新作「ビンテージ」に収録されている全10曲は他のアーティストにカバーされたことのある数曲を含む全曲がボビー自身によって過去にレコーディングされながらもお蔵入りとなっていたものばかりを集めた秘蔵音源集。レコーディングにはスティーヴ・クロッパー(元ブッカーT&MG’S)、レジー・ヤング、ジム・ケルトナー、ジム・ホーン、ディー・マレイ他、豪華メンバーが多数参加。
「ジス・タイム」はトム・ジョーンズが、「フーズ・ビーン・スリーピング・イン・マイ・ベッド」はグレン・フライ(イーグルス)がカバーした楽曲。6曲目の「マイ・オールド・パル」はエリック・クラプトンのことを唄った曲。美しいバラッド「ドント・パス・アス・バイ」は亡くなったボビーの父親を慈しんで作られた曲。スワンプ・ロックのファンには「サザン・ジェントルマン」と「ジス・タイム」が特にお薦め。

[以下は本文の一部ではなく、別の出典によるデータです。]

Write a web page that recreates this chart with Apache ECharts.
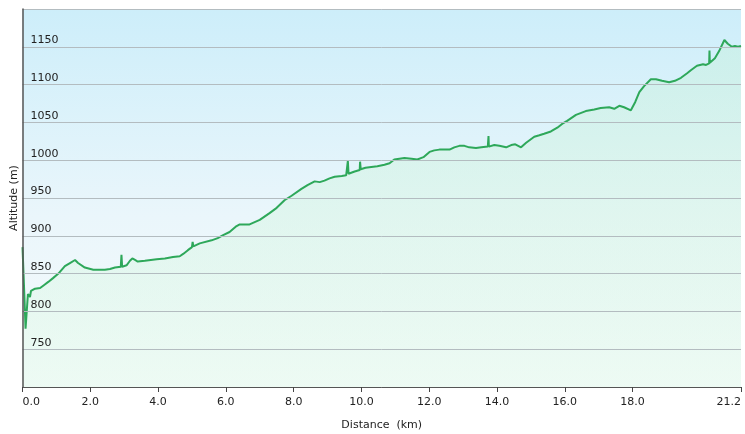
<!DOCTYPE html>
<html>
<head>
<meta charset="utf-8">
<script src="https://cdn.jsdelivr.net/npm/echarts@6/dist/echarts.min.js"></script>
<style>html,body{margin:0;padding:0;background:#fff}#c{width:745px;height:434px}</style>
</head>
<body>
<div id="c"></div>
<script>
const distanceKm = [0.00,0.06,0.09,0.14,0.16,0.19,0.22,0.25,0.37,0.52,0.64,0.76,0.90,1.06,1.25,1.40,1.55,1.64,1.84,2.09,2.43,2.58,2.73,2.90,2.92,2.94,3.07,3.17,3.24,3.32,3.40,3.61,3.96,4.20,4.44,4.64,4.74,4.88,5.00,5.02,5.04,5.23,5.58,5.76,5.92,6.11,6.29,6.41,6.70,7.00,7.29,7.50,7.73,7.94,8.23,8.41,8.62,8.77,8.91,9.06,9.21,9.42,9.55,9.60,9.62,9.80,9.95,9.96,9.98,10.12,10.29,10.47,10.68,10.83,10.97,11.12,11.27,11.48,11.65,11.83,12.01,12.15,12.30,12.60,12.74,12.89,13.04,13.18,13.38,13.54,13.73,13.75,13.76,13.92,14.07,14.27,14.42,14.54,14.71,14.86,15.10,15.25,15.39,15.59,15.78,15.92,16.07,16.33,16.62,16.87,17.06,17.31,17.46,17.61,17.75,17.95,18.08,18.20,18.34,18.54,18.69,18.87,19.08,19.25,19.43,19.61,19.72,19.90,20.08,20.17,20.26,20.27,20.28,20.43,20.55,20.71,20.81,20.93,21.02,21.11,21.20];
const altitudeM = [885,815,777,777,823,824,819,827,830,831,835,839,844,850,860,864,868,864,858,855,855,856,858,859,875,859,861,867,870,868,866,867,869,870,872,873,876,881,885,892,886,890,894,897,901,905,912,915,915,921,930,937,947,953,962,967,972,971,973,976,978,979,980,999,982,985,987,998,988,990,991,992,994,996,1001,1002,1003,1002,1001,1004,1011,1013,1014,1014,1017,1019,1019,1017,1016,1017,1018,1032,1018,1020,1019,1017,1020,1021,1017,1023,1031,1033,1035,1038,1043,1048,1052,1060,1065,1067,1069,1070,1068,1072,1070,1066,1077,1090,1098,1107,1107,1105,1103,1105,1109,1115,1119,1125,1127,1126,1128,1145,1129,1135,1144,1159,1154,1150,1151,1150,1151];
const xTicks = [0,2,4,6,8,10,12,14,16,18,21.2];
const yMin = 700, yMax = 1200, yStep = 50;

const chart = echarts.init(document.getElementById('c'), null, {renderer:'canvas'});
const font = 'Verdana, "DejaVu Sans", sans-serif';
chart.setOption({
  animation:false,
  grid:{left:22.5,right:4,top:9,bottom:47,show:true,borderWidth:0,containLabel:false,outerBoundsMode:'none',
    backgroundColor:new echarts.graphic.LinearGradient(0,0,0,1,[
      {offset:0,color:'#cdeefa'},{offset:0.55,color:'#eaf6fb'},{offset:1,color:'#f6fbfc'}])},
  xAxis:{type:'value',min:0,max:21.2,z:5,
    name:'Distance  (km)',nameLocation:'middle',nameGap:33,nameMoveOverlap:false,
    nameTextStyle:{fontFamily:font,fontSize:11,color:'#222'},
    axisLine:{show:true,lineStyle:{color:'#555',width:1}},
    axisTick:{show:true,length:5,lineStyle:{color:'#444'},customValues:xTicks},
    axisLabel:{fontFamily:font,fontSize:11,color:'#222',margin:10,customValues:xTicks,
      alignMinLabel:'left',alignMaxLabel:'right',hideOverlap:false,
      formatter:v=>v.toFixed(1)},
    splitLine:{show:false}},
  yAxis:{type:'value',min:yMin,max:yMax,interval:yStep,z:5,
    name:'Altitude (m)',nameLocation:'middle',nameGap:3,nameRotate:90,nameMoveOverlap:false,
    nameTextStyle:{fontFamily:font,fontSize:11,color:'#222'},
    axisLine:{show:true,lineStyle:{color:'#555',width:1.5}},
    axisTick:{show:false},
    axisLabel:{inside:true,fontFamily:font,fontSize:11,color:'#222',margin:8,
      verticalAlign:'bottom',padding:[0,0,1,0],showMinLabel:false,showMaxLabel:false,
      formatter:v=>String(v)},
    splitLine:{show:true,lineStyle:{color:'#b3bcc0',width:1}}},
  series:[{type:'line',data:distanceKm.map((d,i)=>[d,altitudeM[i]]),
    showSymbol:false,symbol:'none',z:3,
    lineStyle:{color:'#2ea85a',width:2},
    areaStyle:{origin:'start',color:new echarts.graphic.LinearGradient(0,0,0,1,[
      {offset:0,color:'rgba(190,240,205,0.45)'},{offset:1,color:'rgba(225,250,232,0.6)'}])}}]
});
</script>
</body>
</html>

全体を通して言えることはやはり楽曲の良さと男らしい骨太でアーシーなボーカルの魅力に尽きると私は思う。もちろん、キーボードやピアノの演奏能力の素晴らしさも秀逸である。
シンガー・ソングライター、スワンプ・ロックのファンはもちろん、70年代ロックの好きな方に是非、聞いていただきたい珠玉の1枚。
*ボーナス・トラックを2曲追加収録。「Dorothy & John」は1999年録音の未発表音源。